This Cheesy Broccoli Casserole is a completely dairy free version of the classic comfort food side dish! It is also Whole30 (depending on the topping) and Keto-friendly!
I’ve always loved anything that involves broccoli and cheese. Especially the creamy broccoli casseroles I had growing up that were made with cream of mushroom soup. However, regular cow’s milk dairy doesn’t agree with me much anymore, and I’ve since learned that those canned soups are ANYTHING but good for us! So… I wanted to create a healthier, dairy free version of the creamy casserole I grew up loving, and I think this turned out really great.
The sauce is made from a mixture of cashews, coconut milk, chicken broth, nutritional yeast to give it a nice cheesy flavor, lemon juice and a few other spices. Even my husband (who eats ALL the dairy normally) said it was amazing!
What the heck is Nutritional Yeast?!
Nutritional yeast is basically deactivated yeast and it comes in the form of flakes or powder. Nutritional yeast has a lot of nutritional value and it is Whole30 compliant- click here to learn more about it and its benefits! I usually get mine from Trader Joe’s or this brand on Thrive Market. Same with coconut milk – my favorite brand is Native Forest! You can also use unsweetened almond milk.
I also get my cashews from Trader Joe’s – they have raw, unsalted ones for a great price.

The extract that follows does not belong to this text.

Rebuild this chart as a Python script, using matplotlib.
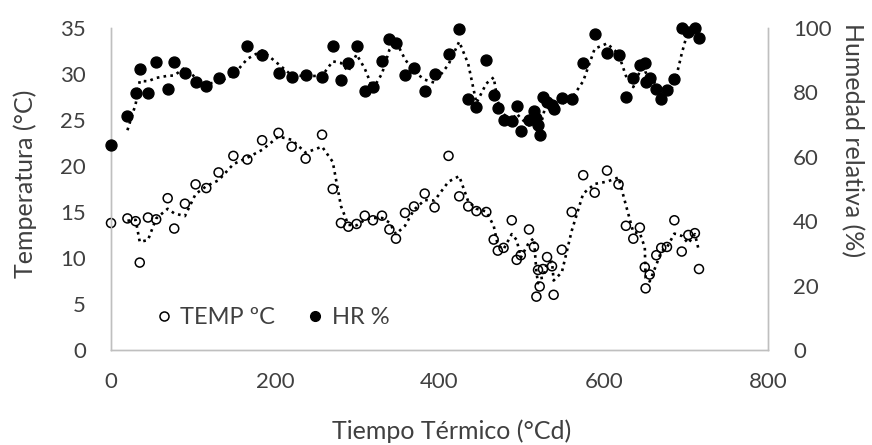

I usually get chicken broth from Costco – just make sure to read ingredients if you’re doing a Whole30!
For the topping, I used Pork Panko, which is just made from pork skin and salt. It’s a great alternative to regular bread crumbs and it’s also Keto and Whole30 friendly. If you don’t have this or don’t want to use it, you can use crushed up regular bread crumbs (if you tolerate gluten), crushed up paleo crackers (I like Simple Mills), or other gluten free bread crumbs. Or just omit the topping completely (unless it’s the pork panko) for Whole30!
I feel like this casserole would make a really great Thanksgiving side dish, or would be delicious just paired alongside some grilled steaks!
Ok, time to make this cheesy broccoli casserole!
Dairy-Free Cheesy Broccoli Casserole
- 3 heads broccoli, chopped into florets about 8 cups
- 2 cups raw unsalted cashews no need to soak if you have a high-powered blender
- 1 cup chicken broth sub vegetable broth for vegan
- 1 cup full fat coconut milk make sure you mix it together before measuring - it separates in the can!
- 2 tbsp fresh squeezed lemon juice
- 2 tbsp nutritional yeast
- 2 cloves minced garlic
- 1 tsp dijon mustard
- 1.5 tsp sea salt
- 1 tsp onion powder
- 1/4 tsp cayenne pepper
- 1/2 tsp turmeric
- 1 cup Pork Panko or regular panko if not gluten free, crushed up paleo crackers, Siete chips, etc.
- 1 tbsp ghee sub coconut oil or vegan butter for 100% dairy free
- Preheat oven to 350. Bring a large pot of water to a boil. Add chopped broccoli florets and cook for 3-4 minutes. Drain, and set aside.
- Make the sauce. Combine cashews, coconut milk, chicken broth, lemon juice, nutritional yeast, garlic, mustard, and spices into a high powered blender. Blend on high for 30 seconds until the sauce is very creamy.
- Spray a casserole dish (I used 9x9 but you can also use a 9x13 - it will just be a little thinner) with cooking oil. Add broccoli to the casserole dish and pour the sauce overtop. Mix well until combined.
- Make the topping. Heat the ghee over medium high heat and add in the pork panko (or breadcrumbs/crackers/chips of choice). Saute for 1-2 minutes until combined and slightly toasted. Spread the topping evenly on top of the broccoli mixture.
- Bake the casserole for 35-40 minutes until cooked through and bubbling on the edges. Serve and enjoy!